Monthly Savings Planner
Create comprehensive monthly savings plan with goal-based allocation. Plan for emergency fund, investments, retirement, and tax savings.
About This Calculator
A systematic savings plan is essential for achieving financial goals. Our planner helps allocate your monthly savings across different financial priorities based on your age, income, and goals.
The calculator follows financial best practices to create a balanced savings strategy that addresses immediate needs, medium-term goals, and long-term wealth building.
Savings Allocation Strategy:
- Emergency Fund: 3-6 months of expenses (highest priority)
- Short-term Goals: 1-3 year goals (vacation, gadgets)

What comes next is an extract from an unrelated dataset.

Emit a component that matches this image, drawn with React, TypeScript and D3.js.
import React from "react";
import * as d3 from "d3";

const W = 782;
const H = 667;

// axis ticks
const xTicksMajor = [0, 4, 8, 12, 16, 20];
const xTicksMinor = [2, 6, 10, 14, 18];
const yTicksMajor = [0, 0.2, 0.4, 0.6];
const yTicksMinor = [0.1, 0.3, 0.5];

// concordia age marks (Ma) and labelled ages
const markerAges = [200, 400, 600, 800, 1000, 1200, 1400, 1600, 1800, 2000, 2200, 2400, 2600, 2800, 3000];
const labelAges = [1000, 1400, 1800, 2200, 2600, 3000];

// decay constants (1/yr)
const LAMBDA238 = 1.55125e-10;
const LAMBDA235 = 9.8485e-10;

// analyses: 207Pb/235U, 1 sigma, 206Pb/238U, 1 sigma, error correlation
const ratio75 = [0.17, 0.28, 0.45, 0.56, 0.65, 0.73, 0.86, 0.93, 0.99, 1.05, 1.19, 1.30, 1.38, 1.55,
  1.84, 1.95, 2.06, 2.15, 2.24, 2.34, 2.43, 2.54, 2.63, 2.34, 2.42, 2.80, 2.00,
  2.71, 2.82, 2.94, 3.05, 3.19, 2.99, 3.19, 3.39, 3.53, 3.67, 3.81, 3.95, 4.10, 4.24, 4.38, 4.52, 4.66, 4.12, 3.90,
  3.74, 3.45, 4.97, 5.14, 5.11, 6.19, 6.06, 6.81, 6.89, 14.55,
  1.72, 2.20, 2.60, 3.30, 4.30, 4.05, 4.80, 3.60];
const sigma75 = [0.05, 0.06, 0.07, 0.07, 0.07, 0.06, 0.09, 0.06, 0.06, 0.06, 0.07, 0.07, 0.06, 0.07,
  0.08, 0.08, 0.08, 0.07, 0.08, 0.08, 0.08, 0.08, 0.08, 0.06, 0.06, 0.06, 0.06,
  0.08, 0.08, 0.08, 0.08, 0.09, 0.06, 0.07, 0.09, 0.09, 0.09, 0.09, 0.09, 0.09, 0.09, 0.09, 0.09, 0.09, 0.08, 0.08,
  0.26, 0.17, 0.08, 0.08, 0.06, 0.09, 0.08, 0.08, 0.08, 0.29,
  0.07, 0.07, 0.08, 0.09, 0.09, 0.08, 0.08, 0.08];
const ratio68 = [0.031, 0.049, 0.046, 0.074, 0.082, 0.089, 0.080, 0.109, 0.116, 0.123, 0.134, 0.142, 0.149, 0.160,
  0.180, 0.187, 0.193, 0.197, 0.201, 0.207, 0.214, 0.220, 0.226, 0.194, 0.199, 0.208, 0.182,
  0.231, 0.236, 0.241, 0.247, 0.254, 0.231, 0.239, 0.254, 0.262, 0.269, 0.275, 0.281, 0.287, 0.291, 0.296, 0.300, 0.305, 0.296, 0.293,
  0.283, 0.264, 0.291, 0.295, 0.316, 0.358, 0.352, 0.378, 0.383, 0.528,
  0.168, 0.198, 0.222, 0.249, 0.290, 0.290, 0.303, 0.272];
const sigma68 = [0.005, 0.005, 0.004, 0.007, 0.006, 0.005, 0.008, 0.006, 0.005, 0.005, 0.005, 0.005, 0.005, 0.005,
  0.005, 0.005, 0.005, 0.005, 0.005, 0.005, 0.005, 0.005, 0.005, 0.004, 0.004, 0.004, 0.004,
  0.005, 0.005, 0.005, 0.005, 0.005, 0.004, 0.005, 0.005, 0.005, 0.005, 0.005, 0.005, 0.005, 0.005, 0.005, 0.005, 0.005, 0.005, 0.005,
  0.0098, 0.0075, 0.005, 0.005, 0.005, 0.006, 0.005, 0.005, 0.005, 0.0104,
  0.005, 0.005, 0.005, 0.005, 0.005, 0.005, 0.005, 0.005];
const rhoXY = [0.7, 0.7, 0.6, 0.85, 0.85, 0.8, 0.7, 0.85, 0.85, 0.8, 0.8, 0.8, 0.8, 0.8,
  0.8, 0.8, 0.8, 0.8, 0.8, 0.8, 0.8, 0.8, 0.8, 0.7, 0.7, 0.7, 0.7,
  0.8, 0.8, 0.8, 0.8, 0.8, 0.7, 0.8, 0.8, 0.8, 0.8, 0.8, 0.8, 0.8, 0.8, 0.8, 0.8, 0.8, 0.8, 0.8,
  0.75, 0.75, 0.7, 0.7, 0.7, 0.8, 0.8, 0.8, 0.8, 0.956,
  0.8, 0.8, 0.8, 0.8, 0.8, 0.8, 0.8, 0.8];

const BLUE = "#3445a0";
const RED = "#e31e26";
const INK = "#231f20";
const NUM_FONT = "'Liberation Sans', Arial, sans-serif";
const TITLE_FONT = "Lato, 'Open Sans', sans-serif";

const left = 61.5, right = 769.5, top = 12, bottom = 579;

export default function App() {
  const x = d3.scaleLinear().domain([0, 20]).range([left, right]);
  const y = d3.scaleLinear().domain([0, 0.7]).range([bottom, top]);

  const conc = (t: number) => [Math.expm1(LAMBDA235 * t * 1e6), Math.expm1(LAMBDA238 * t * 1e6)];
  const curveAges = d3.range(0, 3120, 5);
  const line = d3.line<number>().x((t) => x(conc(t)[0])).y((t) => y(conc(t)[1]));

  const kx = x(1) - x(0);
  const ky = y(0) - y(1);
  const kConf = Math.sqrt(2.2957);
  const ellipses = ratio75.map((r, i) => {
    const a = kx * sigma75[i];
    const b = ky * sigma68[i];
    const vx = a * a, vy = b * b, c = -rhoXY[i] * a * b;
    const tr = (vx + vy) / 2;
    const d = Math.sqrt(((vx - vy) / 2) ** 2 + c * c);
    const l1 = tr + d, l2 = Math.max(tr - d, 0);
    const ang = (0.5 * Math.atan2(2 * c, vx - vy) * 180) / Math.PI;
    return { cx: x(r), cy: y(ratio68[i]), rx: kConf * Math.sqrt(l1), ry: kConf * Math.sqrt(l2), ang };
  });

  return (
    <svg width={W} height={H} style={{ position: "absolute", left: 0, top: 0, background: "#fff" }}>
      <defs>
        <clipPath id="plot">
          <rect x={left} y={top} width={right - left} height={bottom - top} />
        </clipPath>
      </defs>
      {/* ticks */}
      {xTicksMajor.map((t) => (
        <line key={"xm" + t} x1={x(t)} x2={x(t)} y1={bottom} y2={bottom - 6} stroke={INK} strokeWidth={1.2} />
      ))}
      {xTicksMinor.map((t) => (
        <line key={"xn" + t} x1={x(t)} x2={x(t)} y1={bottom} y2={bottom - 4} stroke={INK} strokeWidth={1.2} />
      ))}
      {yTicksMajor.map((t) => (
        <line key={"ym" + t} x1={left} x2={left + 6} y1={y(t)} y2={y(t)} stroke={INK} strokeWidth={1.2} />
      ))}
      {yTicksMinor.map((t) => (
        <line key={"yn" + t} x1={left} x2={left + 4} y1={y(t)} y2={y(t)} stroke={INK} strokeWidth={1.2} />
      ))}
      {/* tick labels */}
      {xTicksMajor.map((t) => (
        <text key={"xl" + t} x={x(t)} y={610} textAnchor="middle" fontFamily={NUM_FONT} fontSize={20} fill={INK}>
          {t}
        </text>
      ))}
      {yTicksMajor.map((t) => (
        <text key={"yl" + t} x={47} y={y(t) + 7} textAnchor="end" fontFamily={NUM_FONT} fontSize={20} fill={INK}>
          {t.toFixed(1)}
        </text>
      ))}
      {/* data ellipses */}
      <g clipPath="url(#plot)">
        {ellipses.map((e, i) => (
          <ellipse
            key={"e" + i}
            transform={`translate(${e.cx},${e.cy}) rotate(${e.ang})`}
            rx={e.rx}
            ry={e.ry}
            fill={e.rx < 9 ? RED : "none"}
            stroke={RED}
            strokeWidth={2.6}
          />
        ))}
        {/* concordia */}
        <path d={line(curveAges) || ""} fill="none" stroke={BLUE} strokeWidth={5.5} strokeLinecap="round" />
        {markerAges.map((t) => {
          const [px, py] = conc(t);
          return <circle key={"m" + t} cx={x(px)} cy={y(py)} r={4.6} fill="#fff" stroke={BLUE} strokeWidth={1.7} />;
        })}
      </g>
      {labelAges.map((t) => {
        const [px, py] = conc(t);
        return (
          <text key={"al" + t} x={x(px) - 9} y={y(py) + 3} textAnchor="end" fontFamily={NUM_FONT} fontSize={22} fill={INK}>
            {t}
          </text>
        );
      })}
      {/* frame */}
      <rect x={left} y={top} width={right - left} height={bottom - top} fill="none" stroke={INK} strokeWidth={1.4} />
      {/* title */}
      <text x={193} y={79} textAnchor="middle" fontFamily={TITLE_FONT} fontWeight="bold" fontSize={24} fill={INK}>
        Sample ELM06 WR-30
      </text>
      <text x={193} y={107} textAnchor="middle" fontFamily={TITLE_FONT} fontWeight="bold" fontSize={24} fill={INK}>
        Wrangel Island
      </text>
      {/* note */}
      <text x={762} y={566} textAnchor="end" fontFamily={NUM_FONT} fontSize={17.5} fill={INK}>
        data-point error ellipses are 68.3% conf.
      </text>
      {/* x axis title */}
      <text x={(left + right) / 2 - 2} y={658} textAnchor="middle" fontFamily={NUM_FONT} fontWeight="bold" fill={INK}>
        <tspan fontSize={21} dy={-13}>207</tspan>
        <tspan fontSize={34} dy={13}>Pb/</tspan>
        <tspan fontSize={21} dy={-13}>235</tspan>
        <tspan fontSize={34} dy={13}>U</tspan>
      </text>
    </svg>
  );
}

- Long-term Investments: 5+ year wealth building
- Retirement Fund: Age-based retirement planning
- Tax-saving Investments: Section 80C investments
Savings Rate Guidelines:
- Minimum: 10% of income
- Good: 15-20% of income
- Excellent: 25%+ of income
- FIRE Goal: 50%+ of income
Age-based Investment Allocation:
- 20s-30s: 70-80% equity, 20-30% debt
- 40s: 60-70% equity, 30-40% debt
- 50s: 50-60% equity, 40-50% debt
- 60+: 30-40% equity, 60-70% debt
Savings Automation:
- Auto-debit: Set up automatic transfers
- SIP: Systematic investment plans
- Salary Account: Direct salary allocation
- Goal-based Accounts: Separate accounts for different goals
Features:
- Income and expense-based savings calculation
- Age-appropriate allocation recommendations
- Emergency fund gap analysis
- Goal-based savings distribution
- Personalized savings recommendations
Frequently Asked Questions
How much should I save monthly?
Financial experts recommend saving at least 20% of your monthly income. If you're just starting, aim for 10-15% and gradually increase. High earners should target 30% or more. The 50/30/20 rule suggests: 50% for needs, 30% for wants, and 20% for savings. Adjust based on your age, goals, and financial obligations.

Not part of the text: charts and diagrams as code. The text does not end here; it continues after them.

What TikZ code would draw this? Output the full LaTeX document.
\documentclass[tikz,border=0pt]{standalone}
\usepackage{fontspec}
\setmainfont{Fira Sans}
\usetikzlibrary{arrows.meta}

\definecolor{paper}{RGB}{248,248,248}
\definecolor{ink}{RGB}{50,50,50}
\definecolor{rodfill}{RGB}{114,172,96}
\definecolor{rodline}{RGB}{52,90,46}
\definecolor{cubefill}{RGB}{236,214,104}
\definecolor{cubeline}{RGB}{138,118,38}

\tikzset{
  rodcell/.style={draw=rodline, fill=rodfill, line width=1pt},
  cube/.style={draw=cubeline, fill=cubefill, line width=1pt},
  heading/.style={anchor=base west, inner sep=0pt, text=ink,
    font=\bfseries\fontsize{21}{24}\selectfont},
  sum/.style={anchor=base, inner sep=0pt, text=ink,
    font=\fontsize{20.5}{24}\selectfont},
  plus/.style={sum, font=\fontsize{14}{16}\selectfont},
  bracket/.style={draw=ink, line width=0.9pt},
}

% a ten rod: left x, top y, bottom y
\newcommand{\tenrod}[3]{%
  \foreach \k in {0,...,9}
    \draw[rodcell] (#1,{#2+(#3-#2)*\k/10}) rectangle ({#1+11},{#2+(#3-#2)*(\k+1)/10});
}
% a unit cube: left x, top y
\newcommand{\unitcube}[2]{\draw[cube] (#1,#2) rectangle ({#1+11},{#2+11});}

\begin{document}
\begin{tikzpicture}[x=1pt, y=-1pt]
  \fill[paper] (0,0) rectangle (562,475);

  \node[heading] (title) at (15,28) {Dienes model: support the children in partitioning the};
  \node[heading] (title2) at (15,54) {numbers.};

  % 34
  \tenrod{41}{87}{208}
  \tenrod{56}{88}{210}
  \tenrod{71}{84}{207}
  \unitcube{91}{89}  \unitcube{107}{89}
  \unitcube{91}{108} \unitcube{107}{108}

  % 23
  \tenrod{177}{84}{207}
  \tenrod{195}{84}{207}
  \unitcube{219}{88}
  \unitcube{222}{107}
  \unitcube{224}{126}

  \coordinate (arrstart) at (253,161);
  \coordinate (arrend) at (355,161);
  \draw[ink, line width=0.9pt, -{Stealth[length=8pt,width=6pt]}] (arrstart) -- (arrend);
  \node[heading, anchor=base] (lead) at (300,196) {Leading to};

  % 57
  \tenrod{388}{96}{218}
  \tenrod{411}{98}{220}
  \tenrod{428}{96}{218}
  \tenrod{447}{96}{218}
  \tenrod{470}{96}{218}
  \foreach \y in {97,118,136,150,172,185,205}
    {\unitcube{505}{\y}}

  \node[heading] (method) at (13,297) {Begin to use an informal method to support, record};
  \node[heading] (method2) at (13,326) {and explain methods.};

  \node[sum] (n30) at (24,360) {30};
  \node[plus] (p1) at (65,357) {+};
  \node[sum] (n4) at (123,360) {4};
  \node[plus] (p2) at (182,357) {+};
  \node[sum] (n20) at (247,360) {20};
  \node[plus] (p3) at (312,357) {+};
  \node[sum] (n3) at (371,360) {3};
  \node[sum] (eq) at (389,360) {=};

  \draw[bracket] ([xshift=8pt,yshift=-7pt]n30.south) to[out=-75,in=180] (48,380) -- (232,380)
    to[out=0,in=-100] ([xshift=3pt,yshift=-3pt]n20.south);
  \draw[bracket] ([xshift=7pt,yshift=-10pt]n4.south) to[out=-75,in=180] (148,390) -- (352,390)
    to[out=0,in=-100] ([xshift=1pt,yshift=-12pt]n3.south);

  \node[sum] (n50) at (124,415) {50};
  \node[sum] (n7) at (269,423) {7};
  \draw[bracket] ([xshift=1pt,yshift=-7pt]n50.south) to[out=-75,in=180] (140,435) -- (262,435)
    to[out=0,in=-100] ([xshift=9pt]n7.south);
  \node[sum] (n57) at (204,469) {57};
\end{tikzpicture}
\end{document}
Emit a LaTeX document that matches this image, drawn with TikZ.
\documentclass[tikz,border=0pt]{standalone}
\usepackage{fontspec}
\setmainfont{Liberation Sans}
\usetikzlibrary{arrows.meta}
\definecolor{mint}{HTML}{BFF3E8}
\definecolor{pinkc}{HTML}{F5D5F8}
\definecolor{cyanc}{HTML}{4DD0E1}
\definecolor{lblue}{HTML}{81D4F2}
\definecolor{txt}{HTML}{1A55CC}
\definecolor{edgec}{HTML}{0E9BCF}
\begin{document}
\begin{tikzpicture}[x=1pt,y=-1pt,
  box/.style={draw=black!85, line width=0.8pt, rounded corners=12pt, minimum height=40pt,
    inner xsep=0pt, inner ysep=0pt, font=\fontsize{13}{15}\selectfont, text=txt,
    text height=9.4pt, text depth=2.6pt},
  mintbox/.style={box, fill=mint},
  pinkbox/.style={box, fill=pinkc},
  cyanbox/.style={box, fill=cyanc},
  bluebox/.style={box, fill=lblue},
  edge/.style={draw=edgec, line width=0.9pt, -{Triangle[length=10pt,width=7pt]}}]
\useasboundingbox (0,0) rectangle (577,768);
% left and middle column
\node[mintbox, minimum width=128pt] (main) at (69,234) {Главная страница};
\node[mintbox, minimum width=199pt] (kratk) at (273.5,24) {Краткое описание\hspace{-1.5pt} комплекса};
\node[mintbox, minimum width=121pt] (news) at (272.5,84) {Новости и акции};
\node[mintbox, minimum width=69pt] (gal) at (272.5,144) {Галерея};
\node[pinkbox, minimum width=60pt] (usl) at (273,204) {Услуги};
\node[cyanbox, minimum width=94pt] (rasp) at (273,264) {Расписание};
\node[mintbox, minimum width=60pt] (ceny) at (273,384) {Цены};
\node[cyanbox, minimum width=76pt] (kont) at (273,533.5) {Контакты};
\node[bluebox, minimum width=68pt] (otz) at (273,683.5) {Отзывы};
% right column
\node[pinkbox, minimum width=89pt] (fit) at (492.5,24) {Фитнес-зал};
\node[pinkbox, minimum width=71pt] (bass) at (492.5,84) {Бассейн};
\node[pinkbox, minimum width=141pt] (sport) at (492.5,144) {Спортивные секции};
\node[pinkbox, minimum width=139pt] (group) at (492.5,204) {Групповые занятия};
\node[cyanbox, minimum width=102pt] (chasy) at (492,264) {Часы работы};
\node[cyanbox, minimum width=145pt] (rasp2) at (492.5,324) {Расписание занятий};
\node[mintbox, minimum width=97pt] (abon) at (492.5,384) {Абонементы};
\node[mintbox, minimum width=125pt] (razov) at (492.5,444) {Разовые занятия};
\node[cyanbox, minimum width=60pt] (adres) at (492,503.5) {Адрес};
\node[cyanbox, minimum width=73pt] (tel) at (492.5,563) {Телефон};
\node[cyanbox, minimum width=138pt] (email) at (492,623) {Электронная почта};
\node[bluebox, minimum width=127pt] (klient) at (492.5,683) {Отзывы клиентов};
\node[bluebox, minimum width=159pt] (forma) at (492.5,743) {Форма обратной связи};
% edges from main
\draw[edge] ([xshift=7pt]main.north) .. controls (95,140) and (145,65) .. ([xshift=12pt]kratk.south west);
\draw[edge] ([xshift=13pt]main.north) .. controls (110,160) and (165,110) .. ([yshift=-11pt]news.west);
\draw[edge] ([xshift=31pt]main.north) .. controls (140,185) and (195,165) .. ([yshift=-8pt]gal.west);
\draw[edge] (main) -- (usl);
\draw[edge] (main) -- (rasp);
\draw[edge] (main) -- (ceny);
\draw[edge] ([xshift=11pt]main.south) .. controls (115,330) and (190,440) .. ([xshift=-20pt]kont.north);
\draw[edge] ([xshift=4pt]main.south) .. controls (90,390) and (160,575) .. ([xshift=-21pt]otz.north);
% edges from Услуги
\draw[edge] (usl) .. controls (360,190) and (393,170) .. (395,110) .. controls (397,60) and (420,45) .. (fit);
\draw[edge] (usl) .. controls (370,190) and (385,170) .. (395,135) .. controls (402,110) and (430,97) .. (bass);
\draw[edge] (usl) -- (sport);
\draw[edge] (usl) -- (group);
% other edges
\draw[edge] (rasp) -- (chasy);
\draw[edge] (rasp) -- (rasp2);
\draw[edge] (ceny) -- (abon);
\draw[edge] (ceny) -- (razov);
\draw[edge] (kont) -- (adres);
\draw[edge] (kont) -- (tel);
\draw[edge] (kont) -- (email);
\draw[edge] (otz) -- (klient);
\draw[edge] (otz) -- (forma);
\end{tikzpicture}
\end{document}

What should I prioritize - emergency fund or investments?
Build your emergency fund first before investing aggressively. Aim for 3-6 months of expenses in a liquid fund or savings account. Once you have this safety net, allocate savings between investments (60-70%) and topping up emergency fund (30-40%). Never invest money you might need within 1-2 years.
How to automate my monthly savings?
Automate savings by: 1) Setting up auto-debit to investment accounts on salary day, 2) Starting SIPs (Systematic Investment Plans) in mutual funds, 3) Using your bank's auto-sweep facility, 4) Setting up recurring deposits, 5) Using apps that round up purchases and save the change. Automation ensures consistency and removes spending temptation.
What is the ideal savings rate by age?
Ideal savings rates: 20s - 10-15% (focus on career growth), 30s - 20-25% (increasing responsibilities), 40s - 25-30% (peak earning years), 50s - 30-40% (approaching retirement). Higher savings rates in your 20s-30s compound significantly over time due to longer investment horizons.
Should I save or pay off debt first?
Prioritize high-interest debt (credit cards, personal loans) over saving, as they cost 18-40% annually while savings earn 6-12%. For low-interest debt (home loans at 8-9%), balance between prepayment and investing. Always maintain a small emergency fund (₹25,000-50,000) even while paying debt.
How to allocate savings between different goals?
A typical allocation: Emergency fund (20-30%), Retirement (40-50%), Short-term goals (10-20%), Tax-saving investments (10-15%). Adjust based on goal timelines - money needed within 2 years should be in safe instruments (FDs, liquid funds), while long-term goals can have more equity exposure.
What is the 50/30/20 savings rule?
The 50/30/20 rule is a simple budgeting framework: 50% of income for needs (rent, groceries, utilities), 30% for wants (entertainment, dining, shopping), and 20% for savings and debt repayment. It's a starting point - adjust percentages based on your income level and financial goals. Higher earners should increase the savings percentage.
How much emergency fund do I need?
Build an emergency fund covering 3-6 months of essential expenses. Single earners need 6 months, dual-income families can manage with 3-4 months. Include: rent/EMI, groceries, utilities, insurance premiums, and minimum debt payments. Keep it in a liquid fund or high-interest savings account for easy access.
Can I save too much?
While rare, excessive saving can lead to missing life experiences or delaying important goals. Balance is key - save enough for security and future goals, but also enjoy the present. If saving more than 40-50% of income, check if you're depriving yourself unnecessarily or missing investment opportunities that require some risk.
What if I can't save 20% of my income?
Start with whatever you can - even 5% is better than nothing. Increase by 1-2% every few months as you get raises or reduce expenses. Review your budget for non-essential spending that can be redirected to savings. Remember, the habit of saving matters more than the initial amount.